Why Veterans Should Get Their Own Courts - The Atlantic
MOST COURTROOMS IN the Frank Crowley Courts Building in Dallas hadn’t yet opened for normal business at 8:15 on a recent Friday morning, but onlookers filled the benches in Judge Mike Snipes’s court. Snipes sat erect, grasping a gavel and looking magisterial in his robes. The two tables in front of his bench were laden with cakes and breakfast tacos. A CONGRATULATIONS banner, in gold and silver, hung behind him.
“Ryan Adams and Kinikia Burdine,” Snipes barked in a clipped voice that betrayed his history as an Army colonel. “Front and center.”
The roughly 30 people in the court, most of them veterans, stood and faced the back of the courtroom. Several smiled as “The Army Goes Rolling Along” began to boom from an iPod next to the judge’s bench. The doors flew open and in marched Adams and Burdine, in civilian dress. Everyone clapped. Snipes, who’d come down from the bench, shook their hands. He gave them each a plaque and said, “I am proud to say that you are reintegrated back into society.”

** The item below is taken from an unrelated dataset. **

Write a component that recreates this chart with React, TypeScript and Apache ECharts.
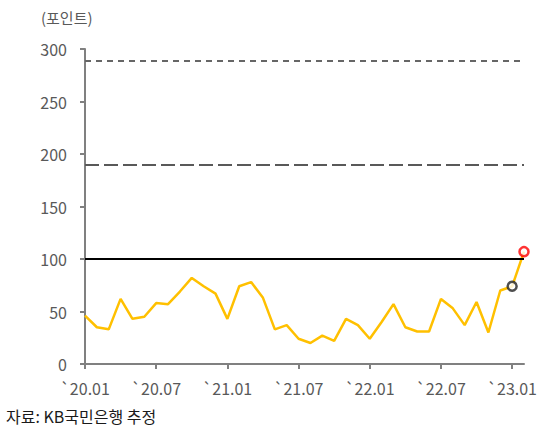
import React, { useEffect, useRef } from "react";
import * as echarts from "echarts";

const categories = [
  "`20.01", "`20.02", "`20.03", "`20.04", "`20.05", "`20.06", "`20.07", "`20.08", "`20.09", "`20.10", "`20.11", "`20.12",
  "`21.01", "`21.02", "`21.03", "`21.04", "`21.05", "`21.06", "`21.07", "`21.08", "`21.09", "`21.10", "`21.11", "`21.12",
  "`22.01", "`22.02", "`22.03", "`22.04", "`22.05", "`22.06", "`22.07", "`22.08", "`22.09", "`22.10", "`22.11", "`22.12",
  "`23.01", "`23.02",
];

const indexValues = [
  46, 35, 33, 62, 43, 45, 58, 57, 69, 82, 74, 67,
  43, 74, 78, 63, 33, 37, 24, 20, 27, 22, 43, 37,
  24, 40, 57, 35, 31, 31, 62, 53, 37, 59, 30, 70,
  74, 107,
];

const blackPoint = [["`23.01", 74]];
const redPoint = [["`23.02", 107]];

const refShortDash = 289;
const refLongDash = 190;
const refBase = 100;

const yTicks = { min: 0, max: 300, interval: 50 };

const FONT = "'Noto Sans CJK KR', 'Noto Sans', sans-serif";

export default function App() {
  const ref = useRef<HTMLDivElement>(null);

  useEffect(() => {
    if (!ref.current) return;
    const chart = echarts.init(ref.current, null, { renderer: "svg" });
    chart.setOption({
      animation: false,
      backgroundColor: "#ffffff",
      grid: { left: 85, top: 49, right: 25, bottom: 69, containLabel: false },
      graphic: [
        {
          type: "text",
          left: 41,
          top: 10,
          style: { text: "(포인트)", fontSize: 15, fill: "#595959", fontFamily: FONT },
        },
        {
          type: "text",
          left: 6,
          top: 408,
          style: { text: "자료: KB국민은행 추정", fontSize: 16, fill: "#1a1a1a", fontFamily: FONT },
        },
      ],
      xAxis: {
        type: "category",
        data: categories,
        boundaryGap: false,
        axisLine: { lineStyle: { color: "#808080", width: 2 } },
        axisTick: {
          show: true,
          length: 5,
          interval: (i: number) => i % 6 === 0 && i < 37,
          lineStyle: { color: "#808080", width: 2 },
        },
        axisLabel: {
          interval: (i: number) => i % 6 === 0 && i < 37,
          margin: 16,
          fontSize: 16,
          color: "#595959",
          fontFamily: FONT,
        },
        splitLine: { show: false },
      },
      yAxis: {
        type: "value",
        min: yTicks.min,
        max: yTicks.max,
        interval: yTicks.interval,
        axisLine: { show: true, lineStyle: { color: "#808080", width: 2 } },
        axisTick: { show: true, length: 5, lineStyle: { color: "#808080", width: 2 } },
        axisLabel: { margin: 18, fontSize: 16, color: "#595959", fontFamily: FONT },
        splitLine: { show: false },
      },
      series: [
        {
          type: "line",
          data: indexValues,
          symbol: "none",
          lineStyle: { color: "#FFC000", width: 2.5 },
          z: 3,
          markLine: {
            silent: true,
            symbol: "none",
            label: { show: false },
            data: [
              { yAxis: refShortDash, lineStyle: { color: "#666666", width: 2, type: [6, 5] } },
              { yAxis: refLongDash, lineStyle: { color: "#595959", width: 2, type: [14, 5] } },
              { yAxis: refBase, lineStyle: { color: "#000000", width: 2, type: "solid" } },
            ],
          },
        },
        {
          type: "scatter",
          data: blackPoint,
          symbol: "circle",
          symbolSize: 9,
          itemStyle: { color: "#ffffff", borderColor: "#222222", borderWidth: 2.5 },
          z: 5,
        },
        {
          type: "scatter",
          data: redPoint,
          symbol: "circle",
          symbolSize: 9,
          itemStyle: { color: "#ffffff", borderColor: "#ff0000", borderWidth: 2.5 },
          z: 5,
        },
      ],
    });
    return () => chart.dispose();
  }, []);

  return (
    <div
      ref={ref}
      style={{ position: "absolute", left: 0, top: 0, width: 549, height: 433 }}
    />
  );
}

Many of the same people had been in this courtroom some nine months earlier, when Burdine had first stood before the court, mortified. A 32-year-old military-police officer who has trained Iraqi police in Baghdad, she’d been arrested for buying and using a stolen cell phone, the latest in a series of bad decisions she’d made since being released from active duty in 2005. She was offered a choice by a Dallas prosecutor: face a felony criminal charge, or enroll in Snipes’s “veterans court” program, where she would undergo closely monitored psychological counseling, mentoring by other veterans, and alcohol and drug testing.
In the courtroom that first time, Snipes had told her to introduce herself to the other veterans behind her—an action she found discomfiting, but one designed to help her recognize that she was once again part of a unit that would take care of her, if she did her part.
“It seemed really humiliating at first,” Burdine told me later. “I’m a dumb crook, and it’s a wack situation.”
Over the next nine months, she grew to look forward to her weekly hour-long drive to Dallas from her home in Fort Worth. It felt good, she said, to be around others who could understand why she watched cartoons to calm herself, why she felt nervous in large crowds, and why whiskey helped clear her head. In short, what it felt like to be a combat veteran.
Nearly 80 veterans courts have sprung up across the country over the past four years, and 20 more are expected to open by the end of this year. Many courts accept only nonviolent offenses. Some, like Dallas County, also take violent crimes on a case-by-case basis. Most consider only those veterans who are struggling with mental-health or substance-abuse problems. Many of the judges, lawyers, bailiffs, and court administrators have served or have family in the military, and some volunteer for the courts before or after normal hours. (One attraction of veterans courts is their low local cost, a result of this volunteerism and the provision of counseling by the U.S. Department of Veterans Affairs.)